▶ _Task description_:
Find the lines holding the string "Apache" in the data, then copy all of them.

-- start Listed entries --

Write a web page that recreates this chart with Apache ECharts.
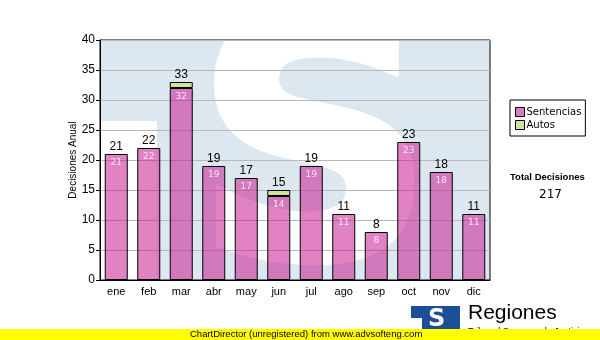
<!DOCTYPE html>
<html>
<head>
<meta charset="utf-8">
<script src="https://cdn.jsdelivr.net/npm/echarts@6/dist/echarts.min.js"></script>
<style>
  html, body { margin: 0; padding: 0; background: #fff; }
  #chart { width: 600px; height: 340px; }
</style>
</head>
<body>
<div id="chart"></div>
<script>
const months = ['ene', 'feb', 'mar', 'abr', 'may', 'jun', 'jul', 'ago', 'sep', 'oct', 'nov', 'dic']
const sentencias = [21, 22, 32, 19, 17, 14, 19, 11, 8, 23, 18, 11]
const autos = [0, 0, 1, 0, 0, 1, 0, 0, 0, 0, 0, 0]
const totals = sentencias.map((v, i) => v + autos[i])
const totalDecisiones = totals.reduce((a, b) => a + b, 0)

const PINK = 'rgba(200, 30, 145, 0.55)'
const GREEN = '#cde59b'
const font = 'Liberation Sans, Arial, sans-serif'
const verdana = 'DejaVu Sans, Verdana, sans-serif'

const chart = echarts.init(document.getElementById('chart'))
chart.setOption({
  animation: false,
  grid: { left: 100, right: 110, top: 40, bottom: 60, show: true, borderColor: '#000', borderWidth: 1, backgroundColor: 'transparent' },
  graphic: [
    // watermark: blue field, white notch under the T bar, big white S
    { type: 'rect', z: -20, shape: { x: 100, y: 40, width: 390, height: 240 }, style: { fill: '#dde7f0' } },
    { type: 'rect', z: -19, shape: { x: 100, y: 121, width: 57, height: 159 }, style: { fill: '#fff' } },
    { type: 'text', z: -18, left: 190, top: -2, style: { text: 'S', fontSize: 335, fontWeight: 'bold', fontFamily: 'DejaVu Sans', fill: '#fff', stroke: '#fff', lineWidth: 8 } },
    { type: 'rect', z: -17, shape: { x: 0, y: 0, width: 600, height: 40 }, style: { fill: '#fff' } },
    { type: 'rect', z: -17, shape: { x: 491, y: 0, width: 109, height: 340 }, style: { fill: '#fff' } },
    { type: 'rect', z: -17, shape: { x: 0, y: 281, width: 600, height: 59 }, style: { fill: '#fff' } },

    // right side info
    { type: 'text', left: 510, top: 172, style: { text: 'Total Decisiones', fontSize: 9.5, fontWeight: 'bold', fontFamily: font, fill: '#000' } },
    { type: 'text', left: 539, top: 189, style: { text: String(totalDecisiones), fontSize: 12, fontFamily: verdana, fill: '#000' } },

    // logo at bottom
    { type: 'rect', shape: { x: 411, y: 306, width: 49, height: 26 }, style: { fill: '#1c4f98' } },
    { type: 'rect', shape: { x: 411, y: 318, width: 11, height: 14 }, style: { fill: '#fff' } },
    { type: 'text', left: 428, top: 308, style: { text: 'S', fontSize: 24, fontWeight: 'bold', fontFamily: 'DejaVu Sans', fill: '#fff' } },
    { type: 'text', left: 468, top: 303, style: { text: 'Regiones', fontSize: 21, fontFamily: font, fill: '#000' } },
    { type: 'text', left: 468, top: 327, style: { text: 'Tribunal Supremo de Justicia', fontSize: 9, fontFamily: font, fill: '#000' } },
    { type: 'rect', shape: { x: 0, y: 329, width: 600, height: 11 }, style: { fill: '#ffff00' } },
    { type: 'text', left: 190, top: 329, style: { text: 'ChartDirector (unregistered) from www.advsofteng.com', fontSize: 9.5, fontFamily: font, fill: '#000' } }
  ],
  legend: {
    orient: 'vertical',
    left: 510,
    top: 100,
    padding: [7, 4, 6, 5],
    itemGap: 3,
    itemWidth: 9,
    itemHeight: 9,
    borderColor: '#000',
    borderWidth: 1,
    icon: 'rect',
    textStyle: { fontSize: 10, fontFamily: verdana, color: '#000', padding: [0, 0, 0, -3] },
    data: [
      { name: 'Sentencias', itemStyle: { color: '#d97cc2', borderColor: '#000', borderWidth: 1 } },
      { name: 'Autos', itemStyle: { color: GREEN, borderColor: '#000', borderWidth: 1 } }
    ]
  },
  xAxis: {
    type: 'category',
    data: months,
    axisLine: { lineStyle: { color: '#000' } },
    axisTick: { alignWithLabel: true, length: 4, lineStyle: { color: '#000' } },
    axisLabel: { color: '#000', fontSize: 11, fontFamily: font, margin: 6 }
  },
  yAxis: {
    type: 'value',
    min: 0,
    max: 40,
    interval: 5,
    name: 'Decisiones Anual',
    nameLocation: 'middle',
    nameGap: 22,
    nameMoveOverlap: false,
    nameTextStyle: { color: '#000', fontSize: 10, fontFamily: font },
    axisLine: { show: true, lineStyle: { color: '#000' } },
    axisTick: { show: true, length: 4, lineStyle: { color: '#000' } },
    axisLabel: { color: '#000', fontSize: 12, fontFamily: font, margin: 5 },
    splitLine: { lineStyle: { color: '#b8b8b8' } }
  },
  series: [
    {
      name: 'Sentencias',
      type: 'bar',
      stack: 'd',
      barWidth: 23,
      data: sentencias,
      itemStyle: { color: PINK, borderColor: '#000', borderWidth: 1 },
      label: { show: true, position: 'insideTop', distance: 4, color: '#fbe6f4', fontSize: 9, fontFamily: verdana }
    },
    {
      name: 'Autos',
      type: 'bar',
      stack: 'd',
      barWidth: 23,
      data: autos.map(v => ({ value: v, itemStyle: { borderWidth: v ? 1 : 0 } })),
      itemStyle: { color: GREEN, borderColor: '#000', borderWidth: 1 }
    },
    {
      name: 'Total',
      type: 'line',
      data: totals,
      symbol: 'circle',
      symbolSize: 1,
      showSymbol: true,
      itemStyle: { color: 'transparent', borderWidth: 0 },
      lineStyle: { width: 0, color: 'transparent' },
      silent: true,
      label: { show: true, position: 'top', distance: 1, color: '#000', fontSize: 12, fontFamily: font }
    }
  ]
})
</script>
</body>
</html>
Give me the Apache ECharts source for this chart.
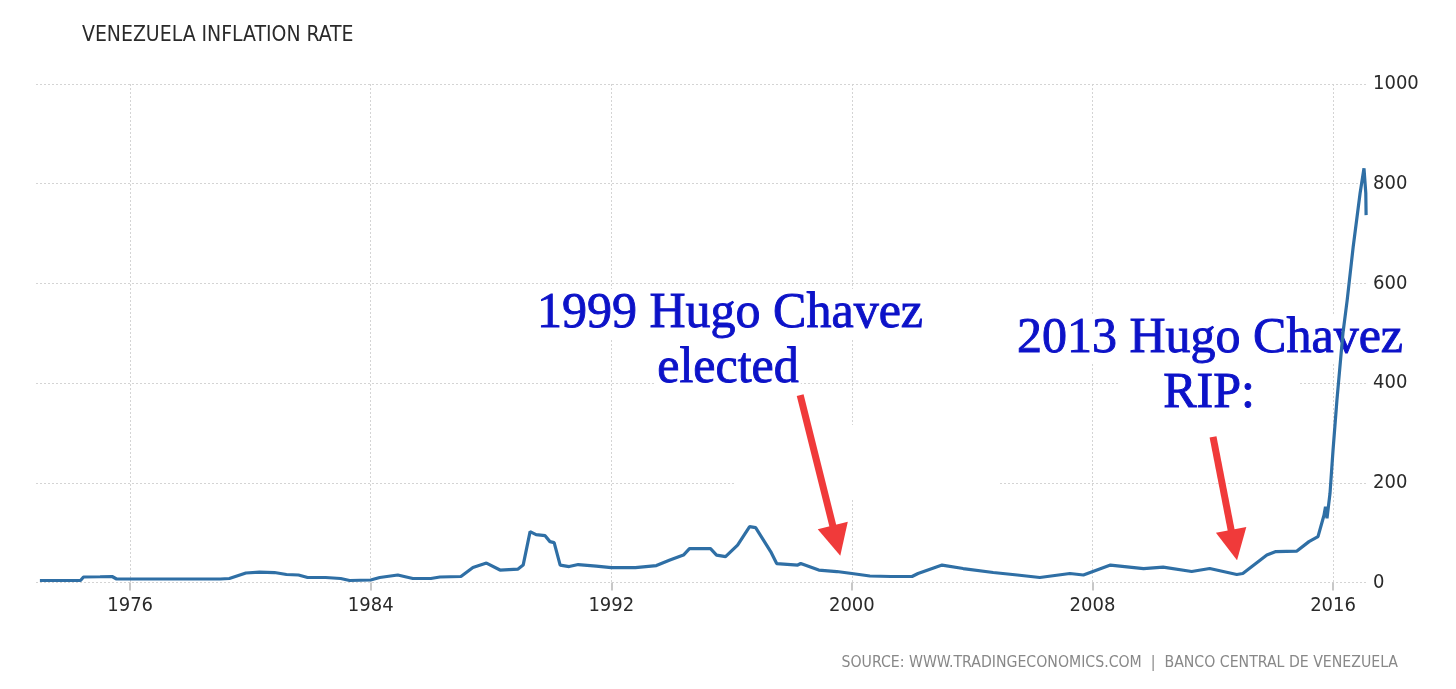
<!DOCTYPE html>
<html>
<head>
<meta charset="utf-8">
<script src="https://cdn.jsdelivr.net/npm/echarts@6/dist/echarts.min.js"></script>
<style>
html,body{margin:0;padding:0;background:#fff;}
#chart{width:1456px;height:689px;}
</style>
</head>
<body>
<div id="chart"></div>
<script>
// ---- data ----
const years = [1973.0,1973.5,1974.0,1974.35,1974.45,1975.0,1975.4,1975.55,1976.0,1977.0,1978.0,1979.0,1979.3,1979.6,1979.85,1980.3,1980.8,1981.2,1981.6,1981.9,1982.5,1983.0,1983.3,1984.0,1984.3,1984.9,1985.4,1986.0,1986.3,1987.0,1987.4,1987.85,1988.3,1988.9,1989.07,1989.3,1989.5,1989.8,1989.96,1990.1,1990.3,1990.6,1990.9,1991.5,1992.0,1992.8,1993.5,1993.95,1994.4,1994.6,1995.3,1995.5,1995.8,1996.2,1996.6,1996.8,1997.3,1997.5,1998.2,1998.3,1998.9,1999.5,2000.0,2000.6,2001.3,2002.0,2002.2,2003.0,2003.7,2004.7,2005.5,2006.25,2007.25,2007.7,2008.6,2009.7,2010.35,2011.3,2011.9,2012.8,2013.0,2013.8,2014.1,2014.8,2015.2,2015.5,2015.7,2015.75,2015.8,2015.9,2016.0,2016.13,2016.33,2016.47,2016.67,2016.9,2017.03,2017.09,2017.1];
const inflation = [4,4,4,4,11,11.5,12,7,7,7,7,7,8,14,19,21,20,16,15,10,10,8,4,5,10,15,8,8,11,12,30,39,25,27,35,102,96,94,82,80,35,32,36,33,30,30,34,45,55,68,68,55,52,75,112,110,62,38,35,38,25,22,18,13,12,12,18,35,28,20,15,10,18,15,35,28,31,22,28,16,18,55,62,63,82,92,135,152,129,179,265,366,500,566,673,781,831,781,737];
const xTickYears = [1976,1984,1992,2000,2008,2016];
const yTicks = [0,200,400,600,800,1000];
const titleText = 'VENEZUELA INFLATION RATE';
const sourceText = 'SOURCE: WWW.TRADINGECONOMICS.COM  |  BANCO CENTRAL DE VENEZUELA';
const note1 = ['1999 Hugo Chavez', 'elected'];
const note2 = ['2013 Hugo Chavez', 'RIP:'];
// arrows: [tailYear, tailValue, headYear, headValue]
const arrow1 = [1998.28, 376, 1999.49, 84];
const arrow2 = [2012.01, 292, 2012.71, 75];

const chart = echarts.init(document.getElementById('chart'));
const seriesData = years.map((y, i) => [y, inflation[i]]);
const labelFont = '"DejaVu Sans Condensed", "DejaVu Sans", sans-serif';
const blue = '#0c12c8';
const serif = '"Liberation Serif", "Times New Roman", serif';

function noteText(txt, x, y, pad) {
  return {
    type: 'text', z: 1, x: x, y: y,
    style: {
      text: txt, font: '50px ' + serif, fill: blue,
      stroke: blue, lineWidth: 0.9,
      align: 'center', verticalAlign: 'middle',
      backgroundColor: '#fff', padding: pad || [0, 2]
    }
  };
}

const option = {
  backgroundColor: '#fff',
  animation: false,
  grid: { left: 36, right: 89, top: 84, bottom: 106.5, containLabel: false },
  xAxis: {
    type: 'value', min: 1972.87, max: 2017.13,
    axisLine: { show: false },
    axisTick: { show: true, customValues: xTickYears, length: 8, lineStyle: { color: '#c8c8c8', width: 2 } },
    axisLabel: { customValues: xTickYears, formatter: v => String(v), margin: 13,
      fontFamily: labelFont, fontSize: 20, color: '#2a2a2a' },
    splitLine: { show: true, lineStyle: { color: '#d4d4d4', type: [2, 2], width: 1 } }
  },
  yAxis: {
    type: 'value', position: 'right', min: 0, max: 1000, interval: 200,
    axisLine: { show: false }, axisTick: { show: false },
    axisLabel: { formatter: v => String(v), margin: 6, fontFamily: labelFont, fontSize: 20, color: '#2a2a2a' },
    splitLine: { show: true, lineStyle: { color: '#d4d4d4', type: [2, 2], width: 1 } }
  },
  series: [{
    type: 'line', data: seriesData, showSymbol: false, z: 2,
    lineStyle: { color: '#2f6fa5', width: 3.2 },
    itemStyle: { color: '#2f6fa5' },
    markLine: {
      silent: true, symbol: ['none', 'triangle'], symbolSize: 31,
      label: { show: false },
      lineStyle: { color: '#f03a3a', width: 7, type: 'solid' },
      emphasis: { disabled: true },
      data: [
        [{ coord: [arrow1[0], arrow1[1]] }, { coord: [arrow1[2], arrow1[3]] }],
        [{ coord: [arrow2[0], arrow2[1]] }, { coord: [arrow2[2], arrow2[3]] }]
      ]
    }
  }],
  graphic: [
    { type: 'text', left: 82, top: 25, style: { text: titleText, font: '21px ' + labelFont, fill: '#2a2a2a' } },
    { type: 'text', right: 58, top: 655, style: { text: sourceText, font: '15.7px ' + labelFont, fill: '#888' } },
    { type: 'rect', z: 1, shape: { x: 735, y: 425, width: 265, height: 75 }, style: { fill: '#fff' } },
    noteText(note1[0], 730, 314),
    noteText(note1[1], 728, 369),
    noteText(note2[0], 1210, 339),
    noteText(note2[1], 1209, 394, [0, 44])
  ]
};
chart.setOption(option);
</script>
</body>
</html>
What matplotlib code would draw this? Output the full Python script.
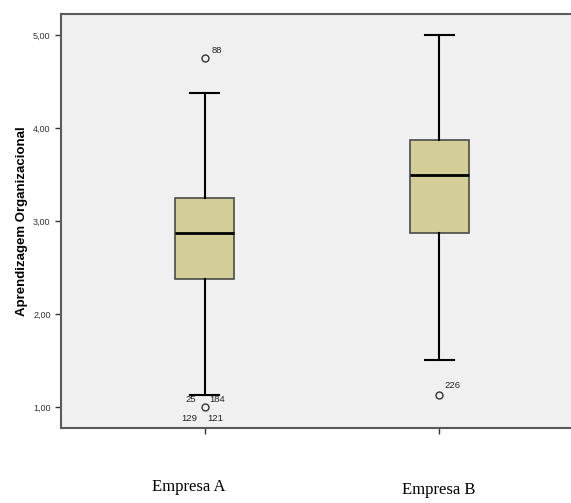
import matplotlib.pyplot as plt

# dados (SPSS boxplot)
grupos = ["Empresa A", "Empresa B"]
q1 = [2.375, 2.875]
mediana = [2.875, 3.5]
q3 = [3.25, 3.875]
whisk_low = [1.125, 1.5]
whisk_high = [4.375, 5.0]
outliers = [[4.75, 1.0], [1.125]]

# rótulos dos casos atípicos: (grupo, valor, texto, deslocamento x, deslocamento y)
casos = [
    (0, 4.75, "88", 0.03, 0.08),
    (0, 1.125, "25", -0.08, -0.04),
    (0, 1.125, "184", 0.02, -0.04),
    (0, 1.0, "129", -0.1, -0.12),
    (0, 1.0, "121", 0.01, -0.12),
    (1, 1.125, "226", 0.02, 0.11),
]
yticks = [1, 2, 3, 4, 5]

plt.rcParams["font.family"] = "Liberation Sans"

fig = plt.figure(figsize=(5.71, 5.03), dpi=100)
ax = fig.add_axes([61 / 571, 1 - 428 / 503, (583 - 61) / 571, (428 - 14) / 503])
ax.set_facecolor("#f0f0f0")

stats = []
for i in range(len(grupos)):
    stats.append({
        "q1": q1[i], "med": mediana[i], "q3": q3[i],
        "whislo": whisk_low[i], "whishi": whisk_high[i],
        "fliers": outliers[i], "label": grupos[i],
    })

pos = [1, 2]
ax.bxp(stats, positions=pos, widths=0.25, patch_artist=True, showfliers=True,
       boxprops=dict(facecolor="#d3ce97", edgecolor="#4a4a4a", linewidth=1.2),
       medianprops=dict(color="black", linewidth=2),
       whiskerprops=dict(color="black", linewidth=1.5),
       capprops=dict(color="black", linewidth=1.5),
       capwidths=0.125,
       flierprops=dict(marker="o", markerfacecolor="none", markeredgecolor="#333333",
                       markersize=5, markeredgewidth=1))

for g, v, txt, dx, dy in casos:
    ax.text(pos[g] + dx, v + dy, txt, fontsize=6.8, color="#222222",
            ha="left", va="center")

ax.set_xlim(0.388, 2.612)
ax.set_ylim(0.774, 5.226)
ax.set_yticks(yticks)
ax.set_yticklabels([f"{t:.2f}".replace(".", ",") for t in yticks], fontsize=6.5, color="#333333")
ax.set_xticks(pos)
ax.set_xticklabels([])
ax.tick_params(axis="both", length=4, width=1, color="#333333")
ax.set_ylabel("Aprendizagem Organizacional", fontsize=9.5, fontweight="bold", labelpad=4)

for s in ax.spines.values():
    s.set_color("#5a5a5a")
    s.set_linewidth(1.5)

# rótulos das categorias abaixo do gráfico
fig.text(189 / 571, 1 - 487 / 503, grupos[0], family="Liberation Serif", fontsize=12,
         ha="center", va="center")
fig.text(439 / 571, 1 - 490 / 503, grupos[1], family="Liberation Serif", fontsize=12,
         ha="center", va="center")

fig.savefig("out.png", dpi=100)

-- end Listed entries --

▶ _Result for this task_:
Write a web page that recreates this chart with Apache ECharts.
Give me the Apache ECharts source for this chart.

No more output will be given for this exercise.